Transaction Monitoring
Transaction monitoring is more of a real-time monitoring, which is done as the processing is going on in your system. This part of DQ tool, sits on top of the target system. One should be able to place the:
- Transaction Monitoring business rules
- The business rules related to the action to be taken once an exception is trapped
- Execute the action (like sending a message to the target system to roll-back, send alerts, commit but add a flag etc...)
Batch Monitoring
While the transaction monitoring can be done both for batch and online processing, the batch monitoring is a combination of database-monitoring and transaction monitoring. In a batch processing you should be able to check on transaction by transaction or bunch of transactions or post the completion of a specific job.
In-built data profiling tools or ability to integrate with one
The data quality monitoring capability of a DQ tool should be well-linked to data profiling capability.
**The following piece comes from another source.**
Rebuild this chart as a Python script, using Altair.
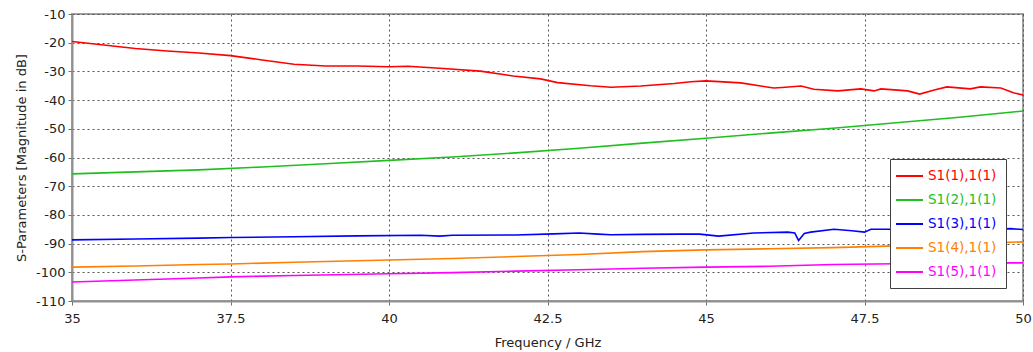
import altair as alt
import pandas as pd

series_names = ["S1(1),1(1)", "S1(2),1(1)", "S1(3),1(1)", "S1(4),1(1)", "S1(5),1(1)"]
series_colors = ["#ff0000", "#1fbf1f", "#0000ff", "#ff8000", "#ff00ff"]

red_f = [35.0, 35.5, 36.0, 36.5, 37.0, 37.5, 38.0, 38.5, 39.0, 39.5, 40.0, 40.3, 40.8, 41.44,
         41.96, 42.39, 42.66, 43.18, 43.5, 43.97, 44.5, 44.76, 45.0, 45.55, 46.07, 46.2, 46.5,
         46.7, 47.08, 47.44, 47.65, 47.76, 48.18, 48.37, 48.6, 48.8, 49.17, 49.33, 49.65, 49.86, 50.0]
red_v = [-19.6, -20.8, -22.0, -22.9, -23.6, -24.5, -26.0, -27.5, -28.1, -28.1, -28.4, -28.2, -28.9, -29.9,
         -31.6, -32.6, -33.9, -35.0, -35.5, -35.1, -34.2, -33.6, -33.3, -34.0, -35.8, -35.6, -35.1,
         -36.2, -36.8, -36.1, -36.8, -36.1, -36.8, -37.9, -36.5, -35.4, -36.1, -35.4, -35.8, -37.5, -38.2]

green_f = [35, 36, 37, 38, 39, 40, 41, 42, 43, 44, 45, 46, 47, 48, 49, 50]
green_v = [-65.7, -65.0, -64.3, -63.3, -62.2, -61.0, -59.8, -58.4, -56.8, -55.0, -53.3, -51.5, -49.8, -47.9, -46.0, -43.8]

blue_f = [35.0, 36.0, 37.0, 37.5, 38.5, 39.5, 40.5, 40.8, 41.0, 42.0, 42.6, 43.0, 43.3, 43.5, 44.0, 44.6,
          44.9, 45.2, 45.75, 46.29, 46.4, 46.46, 46.55, 46.65, 47.02, 47.3, 47.5, 47.6, 47.9, 48.5, 49.0,
          49.5, 49.8, 50.0]
blue_v = [-88.7, -88.4, -88.1, -87.9, -87.6, -87.3, -87.1, -87.4, -87.1, -87.0, -86.6, -86.3, -86.7, -86.9, -86.8, -86.7,
          -86.7, -87.4, -86.3, -86.0, -86.3, -88.9, -86.5, -86.0, -85.0, -85.5, -86.0, -85.0, -85.0, -85.1, -85.2,
          -85.1, -84.8, -85.1]

orange_f = [35, 36, 37, 37.5, 38.5, 40, 41, 42, 43, 44, 45, 46, 47, 48, 49, 50]
orange_v = [-98.2, -97.8, -97.3, -97.1, -96.5, -95.7, -95.2, -94.5, -93.8, -92.8, -92.2, -91.8, -91.4, -90.8, -90.1, -89.4]

magenta_f = [35, 36, 37, 37.5, 38.5, 40, 41, 42, 43, 44, 45, 46, 47, 48, 49, 50]
magenta_v = [-103.4, -102.7, -102.0, -101.6, -101.1, -100.5, -100.1, -99.6, -99.1, -98.6, -98.2, -97.9, -97.3, -97.0, -96.8, -96.7]

x_ticks = [35, 37.5, 40, 42.5, 45, 47.5, 50]
y_ticks = [-110, -100, -90, -80, -70, -60, -50, -40, -30, -20, -10]

rows = []
for name, fs, vs in zip(series_names,
                        [red_f, green_f, blue_f, orange_f, magenta_f],
                        [red_v, green_v, blue_v, orange_v, magenta_v]):
    for i, (f, v) in enumerate(zip(fs, vs)):
        rows.append({"series": name, "f": f, "v": v, "order": i})
df = pd.DataFrame(rows)

label_color_expr = " : ".join(
    [f"datum.label == '{n}' ? '{c}'" for n, c in zip(series_names, series_colors)]
) + " : 'black'"

font = "DejaVu Sans"

chart = alt.Chart(df).mark_line(strokeWidth=1.6).encode(
    x=alt.X("f:Q", title="Frequency / GHz",
            scale=alt.Scale(domain=[35, 50], nice=False, zero=False),
            axis=alt.Axis(values=x_ticks, labelExpr="'' + datum.value", tickSize=4,
                          labelFlush=False, labelPadding=7, titlePadding=11)),
    y=alt.Y("v:Q", title="S-Parameters [Magnitude in dB]",
            scale=alt.Scale(domain=[-110, -10], nice=False, zero=False),
            axis=alt.Axis(values=y_ticks, labelExpr="'' + datum.value", tickSize=4,
                          labelFlush=False, labelPadding=3, titlePadding=7)),
    color=alt.Color("series:N",
                    scale=alt.Scale(domain=series_names, range=series_colors),
                    legend=alt.Legend(title=None, orient="none", legendX=818, legendY=145,
                                      symbolType="M-1.57,0L2.29,0", symbolSize=196,
                                      symbolStrokeWidth=2, symbolFillColor="transparent",
                                      labelFontSize=13.5, labelFont=font,
                                      labelColor={"expr": label_color_expr},
                                      fillColor="white", strokeColor="#404040",
                                      padding=9, rowPadding=9, labelOffset=13)),
    order="order:Q",
).properties(
    width=951, height=287,
    background="white",
    autosize=alt.AutoSizeParams(type="none"),
    padding={"left": 72, "top": 14, "right": 10, "bottom": 51},
).configure_view(
    stroke="#a0a0a0", strokeWidth=2
).configure_axis(
    grid=True, gridColor="#555555", gridDash=[2, 3], gridWidth=1, gridOpacity=1,
    domainColor="#909090", domainWidth=2, tickColor="#707070",
    labelFont=font, labelFontSize=13, labelColor="#222222",
    titleFont=font, titleFontSize=13, titleFontWeight="normal", titleColor="#222222",
)

chart.save("out.html", embed_options={"renderer": "svg", "actions": False})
Data Profiling studies the actual state of data and data monitoring performs a similar function. The key difference is the data monitoring is highly targeted.
Ability to generate data monitoring logs and reports:
A data monitoring tool should be able to have a trail of what data monitoring activities were done at what time, the resources used and the time spent. The data monitoring reports are an obvious requirements. These reports should be configurable and definable in the DQ tool.
Ability to generate real-time or post-facto alerts
A good data monitoring tool will generate pager, mobile, SMS and email alert to multiple recipients, based upon the business rule defined.